そして、少し生意気なことを言わせていただければ時代背景を大正末期から昭和への時代にされたことの見事さに舌を巻いた。この設定が登場人物たちのセリフに独特の品や味を加えることを可能にしていることももちろんある。しかし、それ以上に、女性たちが急速に「自由」を手にしていく一方で、従来の男尊女卑的な因習の重力を強く感じているこの時代は、見方によっては令和のこの時代そのものを映し出しているように見える。これは「時代小説」ではない。
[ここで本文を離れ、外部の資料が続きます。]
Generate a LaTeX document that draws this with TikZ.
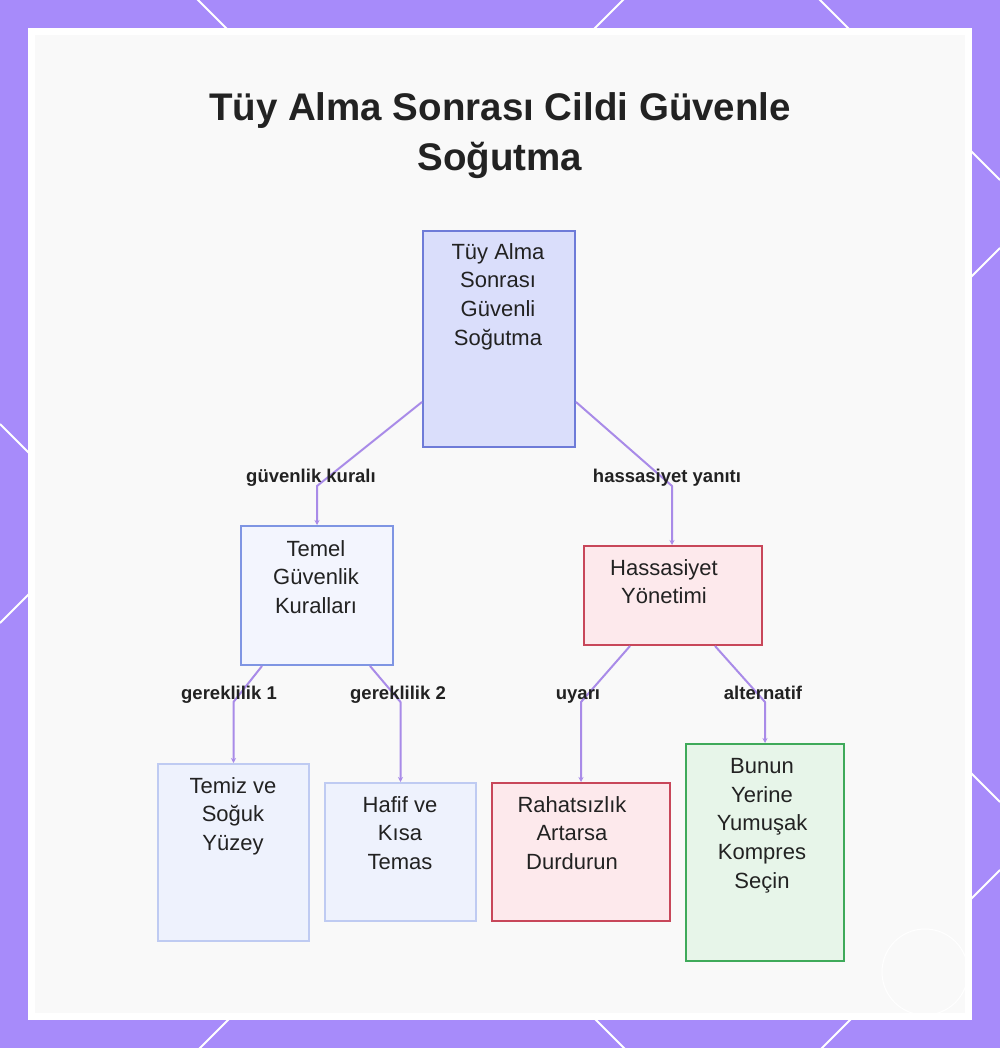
\documentclass[tikz,border=0pt]{standalone}
\usepackage{fontspec}
\setmainfont{Liberation Sans}
\usetikzlibrary{arrows.meta,calc}
\definecolor{bordpurple}{HTML}{A78BFA}
\definecolor{panelbg}{HTML}{F9F9F9}
\definecolor{textdark}{HTML}{222222}
\definecolor{connc}{HTML}{A98BE8}
\definecolor{rootfill}{HTML}{DADEFB}
\definecolor{rootdraw}{HTML}{6E7BD8}
\definecolor{midfill}{HTML}{F3F5FE}
\definecolor{middraw}{HTML}{7F95E3}
\definecolor{leaffill}{HTML}{EEF2FD}
\definecolor{leafdraw}{HTML}{BFCBF2}
\definecolor{redfill}{HTML}{FDE9EC}
\definecolor{reddraw}{HTML}{C8475A}
\definecolor{greenfill}{HTML}{E7F5E9}
\definecolor{greendraw}{HTML}{3FAA5A}
\tikzset{
  boxbase/.style={draw, line width=2pt, inner sep=0pt, anchor=north west},
  rootbox/.style={boxbase, fill=rootfill, draw=rootdraw},
  midbox/.style={boxbase, fill=midfill, draw=middraw},
  leafbox/.style={boxbase, fill=leaffill, draw=leafdraw},
  redbox/.style={boxbase, fill=redfill, draw=reddraw},
  greenbox/.style={boxbase, fill=greenfill, draw=greendraw},
  ntext/.style={font=\fontsize{22}{28.7}\selectfont, align=center, inner sep=0pt, text=textdark, anchor=north},
  elabel/.style={font=\bfseries\fontsize{18.5}{22}\selectfont, inner sep=0pt, text=textdark, anchor=base},
  conn/.style={draw=connc, line width=2pt, line join=round, -{Stealth[length=5pt,width=5pt]}},
  latline/.style={white, line width=2pt}
}
\begin{document}
\begin{tikzpicture}[x=1pt,y=-1pt]
\useasboundingbox (0,0) rectangle (1000,1048);
% frame
\fill[bordpurple] (0,0) rectangle (1000,1048);
\begin{scope}
\clip (0,0) rectangle (1000,1048);
\foreach \c in {-820,-198,424} \draw[latline] (0,\c) -- (1000,{1000+\c});
\foreach \d in {623,1248,1870} \draw[latline] (0,\d) -- (1000,{\d-1000});
\end{scope}
\fill[white] (28,28) rectangle (972,1020);
\fill[panelbg] (35,35) rectangle (965,1013);
\draw[white, line width=1pt] (925,972) circle (43pt);
% title
\node[font=\bfseries\fontsize{38.5}{50}\selectfont, align=center, inner sep=0pt, text=textdark, anchor=north] (title) at (500,92) {Tüy Alma Sonrası Cildi Güvenle\\Soğutma};
% boxes
\node[rootbox, minimum width=152, minimum height=216] (root) at (422,230) {};
\node[midbox, minimum width=152, minimum height=139] (temel) at (240,525) {};
\node[redbox, minimum width=178, minimum height=99] (hass) at (583,545) {};
\node[leafbox, minimum width=151, minimum height=177] (temiz) at (157,763) {};
\node[leafbox, minimum width=151, minimum height=138] (hafif) at (324,782) {};
\node[redbox, minimum width=178, minimum height=138] (rahat) at (491,782) {};
\node[greenbox, minimum width=158, minimum height=217] (bunun) at (685,743) {};
% box texts
\node[ntext] (roott) at (498,243) {Tüy Alma\\Sonrası\\Güvenli\\Soğutma};
\node[ntext] (temelt) at (316,540) {Temel\\Güvenlik\\Kuralları};
\node[ntext] (hasst) at (664,559) {Hassasiyet\\Yönetimi};
\node[ntext] (temizt) at (233,777) {Temiz ve\\Soğuk\\Yüzey};
\node[ntext] (hafift) at (400,796) {Hafif ve\\Kısa\\Temas};
\node[ntext] (rahatt) at (572,796) {Rahatsızlık\\Artarsa\\Durdurun};
\node[ntext] (bununt) at (762,758) {Bunun\\Yerine\\Yumuşak\\Kompres\\Seçin};
% connectors
\draw[conn] ($(root.south west)+(0,-46)$) -- ($(temel.north)+(0,-39)$) -- (temel.north);
\draw[conn] ($(root.south east)+(0,-46)$) -- ($(hass.north)+(-1,-59)$) -- ($(hass.north)+(-1,0)$);
\draw[conn] ($(temel.south west)+(22,0)$) -- ($(temiz.north)+(0,-61)$) -- (temiz.north);
\draw[conn] ($(temel.south west)+(130,0)$) -- ($(hafif.north)+(0,-80)$) -- (hafif.north);
\draw[conn] ($(hass.south west)+(47,0)$) -- ($(rahat.north)+(0,-80)$) -- (rahat.north);
\draw[conn] ($(hass.south west)+(132,0)$) -- ($(bunun.north)+(0,-41)$) -- (bunun.north);
% edge labels
\node[elabel] (lab1) at (311,482.5) {güvenlik kuralı};
\node[elabel] (lab2) at (667,482.5) {hassasiyet yanıtı};
\node[elabel] (lab3) at (229,699.5) {gereklilik 1};
\node[elabel] (lab4) at (398,699.5) {gereklilik 2};
\node[elabel] (lab5) at (578,699.5) {uyarı};
\node[elabel] (lab6) at (763,699.5) {alternatif};
\end{tikzpicture}
\end{document}
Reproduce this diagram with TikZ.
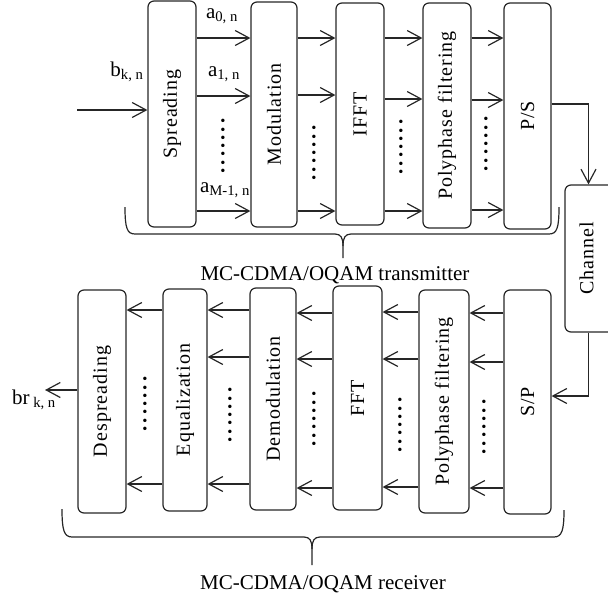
\documentclass[tikz,border=0pt]{standalone}
\usepackage{fontspec}
\setmainfont{Liberation Serif}
\usetikzlibrary{arrows.meta}
\newcommand\mydotcol{\rotatebox{90}{.\kern3pt.\kern3pt.\kern3pt.\kern3pt.\kern3pt.\kern3pt.}}
\begin{document}
\begin{tikzpicture}[x=1pt,y=-1pt,
  >={Straight Barb[length=14pt,width=15pt]},
  blk/.style={draw=black!85, line width=1.2pt, rounded corners=6pt, inner sep=0pt, font=\fontsize{20}{24}\selectfont\addfontfeature{LetterSpace=5}},
  arr/.style={draw=black!85, line width=1.2pt, ->},
  lbl/.style={font=\fontsize{21}{24}\selectfont, inner sep=0pt},
  dts/.style={font=\fontsize{21}{24}\selectfont\bfseries, inner sep=0pt},
  brc/.style={draw=black!85, line width=1.2pt}]
\clip (0,0) rectangle (608,600);
% transmitter blocks
\node[blk, minimum width=48pt, minimum height=226pt] (spread) at (172,114) {\rotatebox{90}{Spreading}};
\node[blk, minimum width=46pt, minimum height=225pt] (mod) at (274,114.5) {\rotatebox{90}{Modulation}};
\node[blk, minimum width=48pt, minimum height=222pt] (ifft) at (360,114) {\rotatebox{90}{IFFT}};
\node[blk, minimum width=48pt, minimum height=225pt] (polyT) at (447,115.5) {\rotatebox{90}{Polyphase filtering}};
\node[blk, minimum width=47pt, minimum height=226pt] (ps) at (527.5,116) {\rotatebox{90}{P/S}};
\node[blk, minimum width=53pt, minimum height=147pt] (chan) at (591.5,258.5) {\rotatebox{90}{Channel}\hspace*{10pt}};
% receiver blocks
\node[blk, minimum width=48pt, minimum height=223pt] (desp) at (102,401.5) {\rotatebox{90}{Despreading}};
\node[blk, minimum width=44pt, minimum height=222pt] (eq) at (185,400) {\rotatebox{90}{Equalization}};
\node[blk, minimum width=46pt, minimum height=222pt] (demod) at (273,399) {\rotatebox{90}{Demodulation}};
\node[blk, minimum width=49pt, minimum height=224pt] (fft) at (357.5,398) {\rotatebox{90}{FFT}};
\node[blk, minimum width=50pt, minimum height=223pt] (polyR) at (444,401.5) {\rotatebox{90}{Polyphase filtering}};
\node[blk, minimum width=47pt, minimum height=224pt] (sp) at (527.5,402) {\rotatebox{90}{S/P}};
% labels
\node[lbl] (bkn) at (127,72) {b\textsubscript{k, n}};
\node[lbl] (a0) at (222,16) {a\textsubscript{0, n}};
\node[lbl] (a1) at (224,74) {a\textsubscript{1, n}};
\node[lbl] (aM) at (225,190) {a\textsubscript{M-1, n}};
\node[lbl, anchor=east] (brkn) at (56,400) {br\textsubscript{ k, n}};
\node[lbl] (txl) at (335,275) {MC-CDMA/OQAM transmitter};
\node[lbl] (rxl) at (323,584) {MC-CDMA/OQAM receiver};
% dots
\node[dts] (d1) at (223,146) {\mydotcol};
\node[dts] (d2) at (314,153) {\mydotcol};
\node[dts] (d3) at (401,147) {\mydotcol};
\node[dts] (d4) at (486,144) {\mydotcol};
\node[dts] (d5) at (145,404) {\mydotcol};
\node[dts] (d6) at (230,415) {\mydotcol};
\node[dts] (d7) at (314,419) {\mydotcol};
\node[dts] (d8) at (400,425) {\mydotcol};
\node[dts] (d9) at (484,427) {\mydotcol};
% input / output
\coordinate (in) at (77,110);
\coordinate (out) at (45,390);
\draw[arr] (in) -- (spread.west |- in);
\draw[arr] (desp.west |- out) -- (out);
% transmitter arrows
\foreach \y in {38,96,211} \draw[arr] (spread.east |- 0,\y) -- (mod.west |- 0,\y);
\foreach \y in {38,95,211} \draw[arr] (mod.east |- 0,\y) -- (ifft.west |- 0,\y);
\foreach \y in {38,99,211} \draw[arr] (ifft.east |- 0,\y) -- (polyT.west |- 0,\y);
\foreach \y in {38,100,210} \draw[arr] (polyT.east |- 0,\y) -- (ps.west |- 0,\y);
\draw[arr] (ps.east |- 0,104) -| ([xshift=-3pt]chan.north);
\draw[arr] ([xshift=-3pt]chan.south) |- (sp.east |- 0,396);
% receiver arrows
\foreach \y in {313,362,488} \draw[arr] (sp.west |- 0,\y) -- (polyR.east |- 0,\y);
\foreach \y in {312,359,487} \draw[arr] (polyR.west |- 0,\y) -- (fft.east |- 0,\y);
\foreach \y in {313,359,488} \draw[arr] (fft.west |- 0,\y) -- (demod.east |- 0,\y);
\foreach \y in {310,357,484} \draw[arr] (demod.west |- 0,\y) -- (eq.east |- 0,\y);
\foreach \y in {310,484} \draw[arr] (eq.west |- 0,\y) -- (desp.east |- 0,\y);
% braces
\draw[brc] (125,207) .. controls (125,228) and (127,234) .. (135,234) -- (335,234)
  .. controls (341,234) and (343,238) .. (343,246) -- (343,258);
\draw[brc] (343,246) .. controls (343,238) and (345,234) .. (351,234) -- (549,234)
  .. controls (557,234) and (559,228) .. (559,207);
\draw[brc] (62,509) .. controls (62,530) and (64,537) .. (72,537) -- (304,537)
  .. controls (310,537) and (312,541) .. (312,549) -- (312,565);
\draw[brc] (312,549) .. controls (312,541) and (314,537) .. (320,537) -- (554,537)
  .. controls (562,537) and (564,530) .. (564,510);
\end{tikzpicture}
\end{document}
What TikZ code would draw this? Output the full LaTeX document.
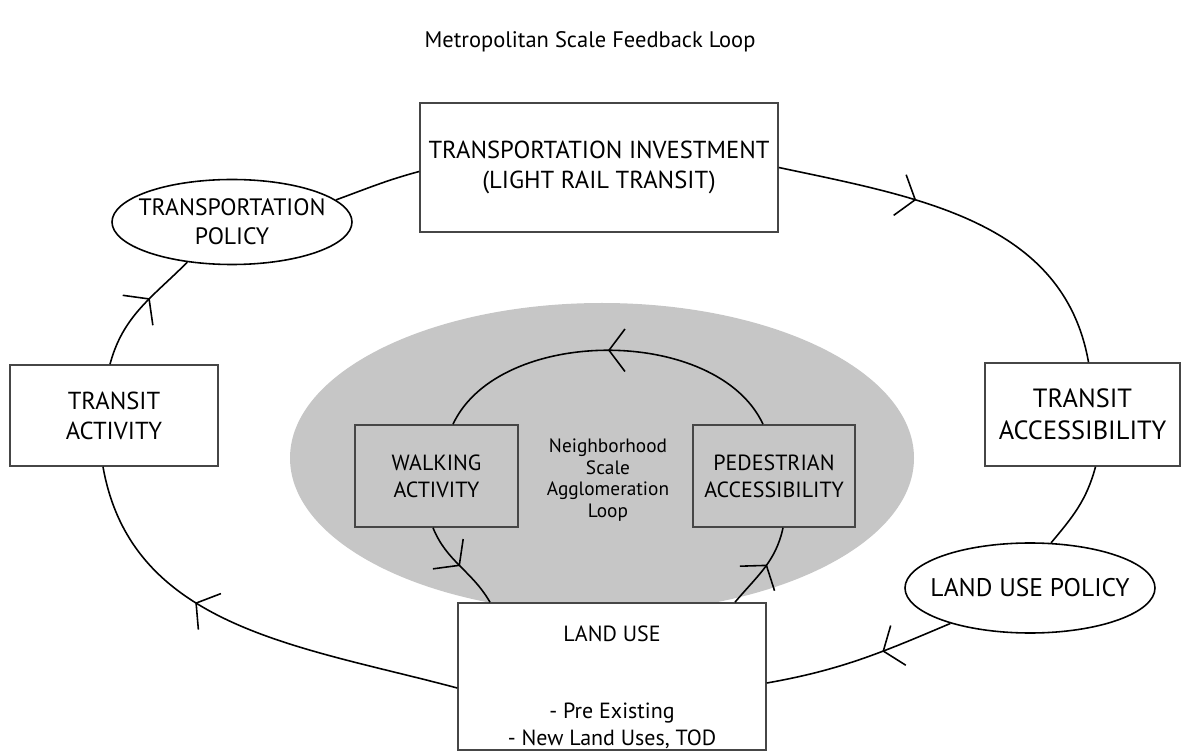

「今」の物語でもある。
占い好きとして一言付け加えれば西洋占星術やタロットが輸入されはじめるのも実はこの大正期である。少し時代は先行するが英国ではヴィクトリア朝末期に「女性霊媒」たちが台頭した。続編があるとすればぜひこうした西洋の占いも入れていただきたいのだけれど……。
ともあれ、これは本当に僕にはありがたい作品である。もし次回、「女性は占いが好きですよねえ」の一言に傷ついたら、この『占』を勧めてやればよいのだから。相手が何かを感じ取ってくれれば我が意を得たり。そしてもし鈍感にすぎてこちらの意図が伝わらなくても損はない。
なぜならこれは小説として最高に面白いのだから、相手にも損はない。そう、占い師とはこれくらいしたたかなのである。